No illegal immigrants spotted fleeing Egypt by sea since 2016: Youth Minister



Mon, 04 Jun 2018 - 06:13 GMT


Mon, 04 Jun 2018 - 06:13 GMT

FILE-  Overcrowded boat capsized off the coast of Libya in May, 2016 - Reuters

FILE- Overcrowded boat capsized off the coast of Libya in May, 2016 - Reuters

CAIRO – 4 June 2018: The government has not spotted citizens illegally fleeing the country by sea since 2016, due to the coast guarding strategy, thanking the Interior Ministry for arresting smugglers, Youth and Sports Minister Khaled Abdel Aziz, said Monday.

“We lost many of our youth during immigration attempts,” Abdel Aziz stated during his speech in the Parliament, adding that illegal immigration distorts the image of the country.

Abdel Aziz suggested the provision of close-to-home jobs for the youth, a suggestion which he said would discourage illegal immigration. He said that the huge national projects have provided 2.1 million jobs during the past two years.

He added that the government employees’ total salaries rose from LE 80 billion in 2011, to LE 235 billion currently.

Concerning human trafficking, Abdel Aziz said that some countries exploit underage immigrants and employ them in some industries that lack professional manufacturers, especially in Europe. In addition, these states refuse to send them back to their countries, he added.

In May 2016, Minister of Immigration Nabila Makram said that there were about 2,500 Egyptian kids who have illegally fled Egypt to Italy, and that some people there push these children to work in drug trafficking and prostitution. Makram also revealed in November 2016 that Egypt ranks first in unlicensed immigration worldwide.

The Guardian reported in 2015 that smugglers in Egypt and Libya use children to lead the ships transferring illegal immigrants to Italy.

Suggesting reasons that encourage illegal immigration, Abdel Aziz said that modern technology has led some youth to see pictures of some European countries, compare them with the Egyptian streets and think they would have a better life in these countries.

Smugglers convince some youth that illegal immigration can improve their life conditions, Abdel Aziz said, adding that some families sell some of their assets to grant their sons money to illegally immigrate.

The Egyptian Parliament approved in October the Illegal Immigration and Smuggling Law, which entails tough penalties on whomever assists and/or facilitates an illegal immigration process. The law was drafted by the Cabinet in 2015 and was sent in June 2016 to the Parliament for discussion.

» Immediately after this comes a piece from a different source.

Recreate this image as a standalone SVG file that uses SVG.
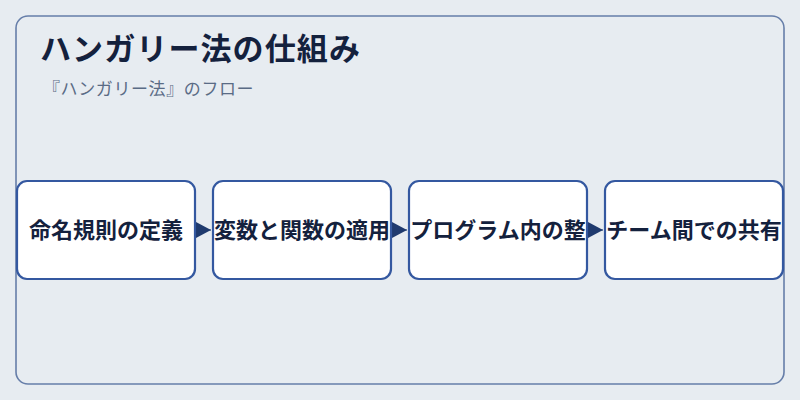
<svg xmlns="http://www.w3.org/2000/svg" width="800" height="400" viewBox="0 0 800 400">
<defs>
<style>
.bg{fill:#e7ecf1}
.frame{fill:none;stroke:#667ea9;stroke-width:1.6}
.node rect{fill:#ffffff;stroke:#3458a0;stroke-width:2.2}
.node text{font-family:"Noto Sans CJK JP","Noto Sans",sans-serif;font-size:22px;font-weight:700;fill:#14213d;text-anchor:middle}
.title{font-family:"Noto Sans CJK JP","Noto Sans",sans-serif;font-size:31px;font-weight:700;fill:#14213d;letter-spacing:1.1px}
.sub{font-family:"Noto Sans CJK JP","Noto Sans",sans-serif;font-size:17px;fill:#5a6b85;letter-spacing:0.6px}
.conn line{stroke:#1f3a6e;stroke-width:1;marker-end:url(#ah)}
</style>
<marker id="ah" viewBox="0 0 10 10" refX="10" refY="5" markerWidth="15" markerHeight="16" markerUnits="userSpaceOnUse" orient="auto" preserveAspectRatio="none">
<path d="M0,0 L10,5 L0,10 Z" fill="#1f3a6e"/>
</marker>
</defs>
<rect class="bg" x="0" y="0" width="800" height="400"/>
<rect class="frame" x="16" y="16" width="768" height="368" rx="12"/>
<text class="title" x="40" y="60">ハンガリー法の仕組み</text>
<text class="sub" x="43" y="95">『ハンガリー法』のフロー</text>
<g class="conn">
<line x1="196" y1="230" x2="211" y2="230"/>
<line x1="392" y1="230" x2="407" y2="230"/>
<line x1="588" y1="230" x2="603" y2="230"/>
</g>
<g id="node1" class="node"><rect x="17" y="181" width="178" height="98" rx="10"/><text x="106" y="238">命名規則の定義</text></g>
<g id="node2" class="node"><rect x="213" y="181" width="178" height="98" rx="10"/><text x="302" y="238">変数と関数の適用</text></g>
<g id="node3" class="node"><rect x="409" y="181" width="178" height="98" rx="10"/><text x="498" y="238">プログラム内の整</text></g>
<g id="node4" class="node"><rect x="605" y="181" width="178" height="98" rx="10"/><text x="694" y="238">チーム間での共有</text></g>
</svg>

About two years ago, a boat carrying African people from states including Eritrea, Sudan and Somalia capsized off the coast of Rosetta in Beheira governorate while heading to Europe, reportedly killing 203 people of different nationalities, in one of the most sorrowful incidents.

A statement by the Libyan naval forces spokesperson, Ayoub Kassem, said that a total of 503 unregistered migrants, including five Egyptians were rescued by Libya’s border guards, 11 miles north of Sabratha city.

Moreover, the Libyan navy thwarted an illegal migration attempt of 319 persons, including seven Egyptians, in the Mediterranean, 19 miles north of Sabratha city in March 2017.

During the 9th Euro-Mediterranean Association session, Minister of Local Development Abu Bakr el-Gendi contended that the Egyptian government has adopted a comprehensive strategy to combat illegal immigration on the legal, military and cultural fronts.

Gendi pointed out the necessity of supporting the countries that are considered exporters of migrants by providing their youth with decent job opportunities to encourage them to stay in their homelands rather than seek employment overseas.

Offering another effective method for confronting illegal terrorism, the minister of local development suggested that countries open their doors for youth that are seeking quality education. He also praised the efforts of the Euro-Mediterranean regional and local communities in disseminating the culture of expertise exchange, strengthening economic activities in the region, and promoting political dialogue and the practice of democracy.

The International Organization for Migration (IOM) announced that over 3,200 migrants died while trying to cross the Mediterranean in 2016.